Music professor hosts Honduran conducting workshop

Professor of music and conductor of the Southeast Kansas (SEK) Symphony Raúl Munguia conducted a three-day orchestral workshop for his native nation of Honduras. 

Munguia’s workshop, taking place Jan. 3 to Jan. 5, was the first of its kind, and for the people of Honduras, an altogether unique experience, as the country currently has no advanced conducting curriculum at any of its institutions of higher learning. The workshop focused specifically on orchestral conducting, and even featured a live orchestra for the students in the workshop to work with and to get practical experience. 

“Getting a degree in conducting in Honduras at this moment is impossible,” Munguia said. “There is no program that trains or educates students to be conductors. That’s the reason I decided to open this… to the musical community of Honduras.” 

Munguia, as a native of Honduras, understands the musical and academic infrastructure of the country, and was trained as violinist before coming to the United States to continue his education. 

“This is a kind of workshop that takes place all over the world, but in Honduras, it was not done.” Munguia said. “Every time I go back, students ask me if we can have a private lesson, if we can talk about conducting gestures, things that every conductor has to know. Because of that, I decided to do this event.” 

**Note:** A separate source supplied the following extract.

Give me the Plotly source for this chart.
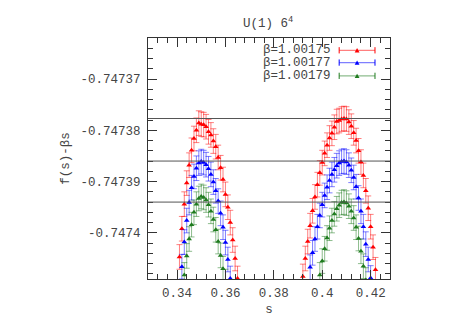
import plotly.graph_objects as go

# s values and f(s)-beta*s for the three couplings (two peaks each)
S_175 = [0.341, 0.342, 0.343, 0.344, 0.345, 0.346, 0.347, 0.348, 0.349, 0.350,
         0.351, 0.352, 0.353, 0.354, 0.355, 0.356, 0.357, 0.358, 0.359, 0.360,
         0.361, 0.362, 0.363, 0.364, 0.365,
         0.392, 0.393, 0.394, 0.395, 0.396, 0.397, 0.398, 0.399, 0.400, 0.401,
         0.402, 0.403, 0.404, 0.405, 0.406, 0.407, 0.408, 0.409, 0.410, 0.411,
         0.412, 0.413, 0.414, 0.415, 0.416, 0.417, 0.418, 0.419, 0.420, 0.421,
         0.422]
F_175 = [-0.7474047, -0.7473992, -0.7473944, -0.7473903, -0.7473868, -0.7473839,
         -0.7473816, -0.7473800, -0.7473786, -0.7473788, -0.7473789, -0.7473793,
         -0.7473803, -0.7473809, -0.7473821, -0.7473832, -0.7473853, -0.7473873,
         -0.7473896, -0.7473925, -0.7473950, -0.7473980, -0.7474014, -0.7474050,
         -0.7474089,
         -0.7474085, -0.7474050, -0.7474017, -0.7473986, -0.7473957, -0.7473930,
         -0.7473906, -0.7473883, -0.7473863, -0.7473845, -0.7473829, -0.7473815,
         -0.7473806, -0.7473794, -0.7473783, -0.7473781, -0.7473778, -0.7473777,
         -0.7473778, -0.7473784, -0.7473792, -0.7473805, -0.7473820, -0.7473840,
         -0.7473862, -0.7473888, -0.7473918, -0.7473952, -0.7473988, -0.7474028,
         -0.7474072]

S_177 = [0.342, 0.343, 0.344, 0.345, 0.346, 0.347, 0.348, 0.349, 0.350, 0.351,
         0.352, 0.353, 0.354, 0.355, 0.356, 0.357, 0.358, 0.359, 0.360, 0.361,
         0.362,
         0.395, 0.396, 0.397, 0.398, 0.399, 0.400, 0.401, 0.402, 0.403, 0.404,
         0.405, 0.406, 0.407, 0.408, 0.409, 0.410, 0.411, 0.412, 0.413, 0.414,
         0.415, 0.416, 0.417, 0.418, 0.419, 0.420]
F_177 = [-0.7474066, -0.7474018, -0.7473976, -0.7473941, -0.7473912, -0.7473890,
         -0.7473874, -0.7473864, -0.7473861, -0.7473863, -0.7473867, -0.7473875,
         -0.7473886, -0.7473901, -0.7473918, -0.7473938, -0.7473962, -0.7473989,
         -0.7474019, -0.7474052, -0.7474089,
         -0.7474067, -0.7474039, -0.7474012, -0.7473988, -0.7473966, -0.7473945,
         -0.7473927, -0.7473911, -0.7473898, -0.7473886, -0.7473877, -0.7473869,
         -0.7473864, -0.7473861, -0.7473860, -0.7473862, -0.7473868, -0.7473878,
         -0.7473892, -0.7473910, -0.7473932, -0.7473958, -0.7473988, -0.7474022,
         -0.7474052, -0.7474088]

S_179 = [0.343, 0.344, 0.345, 0.346, 0.347, 0.348, 0.349, 0.350, 0.351, 0.352,
         0.353, 0.354, 0.355, 0.356, 0.357, 0.358, 0.359, 0.360,
         0.399, 0.400, 0.401, 0.402, 0.403, 0.404, 0.405, 0.406, 0.407, 0.408,
         0.409, 0.410, 0.411, 0.412, 0.413, 0.414, 0.415, 0.416, 0.417, 0.418]
F_179 = [-0.7474082, -0.7474045, -0.7474012, -0.7473984, -0.7473960, -0.7473944,
         -0.7473933, -0.7473929, -0.7473931, -0.7473936, -0.7473945, -0.7473958,
         -0.7473974, -0.7473994, -0.7474017, -0.7474044, -0.7474070, -0.7474095,
         -0.7474082, -0.7474055, -0.7474031, -0.7474010, -0.7473991, -0.7473976,
         -0.7473963, -0.7473953, -0.7473946, -0.7473941, -0.7473940, -0.7473942,
         -0.7473948, -0.7473958, -0.7473971, -0.7473989, -0.7474011, -0.7474036,
         -0.7474065, -0.7474092]

ERR_175 = 2.4e-06
ERR_177 = 2.4e-06
ERR_179 = 2.4e-06

LABELS = ["β=1.00175", "β=1.00177", "β=1.00179"]
COLORS = ["#ff0000", "#0000ff", "#1e7b1e"]
BAR_COLORS = ["rgba(255,0,0,0.5)", "rgba(0,0,255,0.5)", "rgba(30,123,30,0.5)"]

# horizontal reference lines at the peak heights
HLINES = [-0.7473777, -0.7473860, -0.7473940]

X_TICKS = [0.34, 0.36, 0.38, 0.40, 0.42]
X_TICKTEXT = ["0.34", "0.36", "0.38", "0.4", "0.42"]
Y_TICKS = [-0.74737, -0.74738, -0.74739, -0.74740]
Y_TICKTEXT = ["-0.74737", "-0.74738", "-0.74739", "-0.7474"]

FONT = "Liberation Mono, DejaVu Sans Mono, monospace"
TEXT = "#444444"
FRAME = "#333333"

fig = go.Figure()
series = [(S_175, F_175, ERR_175), (S_177, F_177, ERR_177), (S_179, F_179, ERR_179)]
for (s, f, e), name, col, bcol in zip(series, LABELS, COLORS, BAR_COLORS):
    fig.add_trace(go.Scatter(
        x=s, y=f, mode="markers", name=name, showlegend=False,
        marker={"symbol": "triangle-up", "size": 5, "color": col},
        error_y={"type": "constant", "value": e, "color": bcol,
                 "thickness": 1, "width": 3},
        cliponaxis=True,
    ))

for h in HLINES:
    fig.add_shape(type="line", xref="paper", x0=0, x1=1, yref="y", y0=h, y1=h,
                  line={"color": "#555555", "width": 1})

# legend drawn by hand: text on the left, sample error bar on the right
leg_y = [0.949, 0.898, 0.843]
for name, col, bcol, yy in zip(LABELS, COLORS, BAR_COLORS, leg_y):
    fig.add_annotation(text=name, xref="paper", yref="paper", x=0.765, y=yy,
                       xanchor="right", yanchor="middle", showarrow=False,
                       font={"family": FONT, "size": 12.5, "color": TEXT})
    fig.add_shape(type="line", xref="paper", yref="paper", x0=0.79, x1=0.938,
                  y0=yy, y1=yy, line={"color": bcol, "width": 1.2})
    for xx in (0.79, 0.938):
        fig.add_shape(type="line", xref="paper", yref="paper", x0=xx, x1=xx,
                      y0=yy - 0.013, y1=yy + 0.013, line={"color": col, "width": 1})
    tx, dx, dy = 0.864, 0.010, 0.009
    fig.add_shape(type="path", xref="paper", yref="paper",
                  path=f"M {tx - dx},{yy - dy} L {tx + dx},{yy - dy} L {tx},{yy + dy} Z",
                  fillcolor=col, line={"color": col, "width": 0})

axis_common = dict(
    showline=True, linecolor=FRAME, linewidth=1, mirror="allticks",
    ticks="inside", ticklen=9, tickcolor=FRAME, tickwidth=1,
    showgrid=False, zeroline=False, automargin=False,
    tickfont={"family": FONT, "size": 12.5, "color": TEXT},
)

fig.update_xaxes(
    range=[0.328, 0.428], tickmode="array", tickvals=X_TICKS, ticktext=X_TICKTEXT,
    minor={"dtick": 0.004, "tick0": 0.34, "ticks": "inside", "ticklen": 5,
           "tickcolor": FRAME, "showgrid": False},
    ticklabelstandoff=2,
    title={"text": "s", "font": {"family": FONT, "size": 12.5, "color": TEXT},
           "standoff": 4},
    **axis_common,
)
fig.update_yaxes(
    range=[-0.747409, -0.747362], tickmode="array", tickvals=Y_TICKS, ticktext=Y_TICKTEXT,
    minor={"dtick": 2e-06, "tick0": -0.7474, "ticks": "inside", "ticklen": 5,
           "tickcolor": FRAME, "showgrid": False},
    ticklabelstandoff=4,
    title={"text": "f(s)-βs", "font": {"family": FONT, "size": 12.5, "color": TEXT},
           "standoff": 8},
    **axis_common,
)

# the page body adds an 8px offset, so margins are shifted to compensate
fig.update_layout(
    width=457, height=320,
    margin={"l": 140, "r": 75, "t": 30, "b": 49},
    paper_bgcolor="white", plot_bgcolor="white",
    title={"text": "U(1) 6<sup>4</sup>", "x": 0.569, "xanchor": "center",
           "y": 0.955, "yanchor": "middle",
           "font": {"family": FONT, "size": 12.5, "color": TEXT}},
    showlegend=False,
)

fig.write_html("out.html")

Munguia said that he sees a lot of himself in the students he worked with during the workshop. 

“It’s amazing. It’s so rewarding… I started because there was a need in one of the conservatories that I was teaching violin at… and I decided, ‘Well, I’ll do it.’ Sometimes to get that experience, you just have to jump in.” Munguia said. 

Munguia has conducted the SEK Symphony for nearly six years and has performed a variety of repertoire with the orchestra. 

“We ignore the vast training that a conductor needs to have. Even in the professional world, conductors don’t become conductors until they twenty to thirty years and these are conducting professionals.” Munguia added. “It’s about the knowledge you need of the repertoire and the knowledge that you need to have when you’re in front of professional musicians.” 

Munguia was really impressed with the eagerness to learn by the students in the workshop. 

“For me, going back and sharing my knowledge, it’s amazing because… they are like sponges. They write down everything I say.” Munguia said. 

Munguia focused primarily on chamber music for string orchestra, including Antonin Dvorak’s “Serenade for Strings.” Some of the repertoire, Munguia said, the musicians had never experienced before. 

“That’s the beauty of it. I have an expectation, they have an expectation, but we don’t know what we’re going to get from each other.” Munguia said. “We had time to mingle and have fun. Even the hotel where we stayed was a chocolate producer. It was a win-win for everyone. It’s all about discovery.” 

Munguia said he viewed workshops like this as potential recruitment for Pittsburg State. 

“I had a couple of people interested in coming to the (United States)… they asked me about the application process, what we offer as a (music department), and what they could get from it. Recruiting is always my main purpose.” 

Munguia plans to host another workshop like this one in 2020 and also added the possibility of a conducting workshop hosted by Pittsburg State for local teachers, and musicians.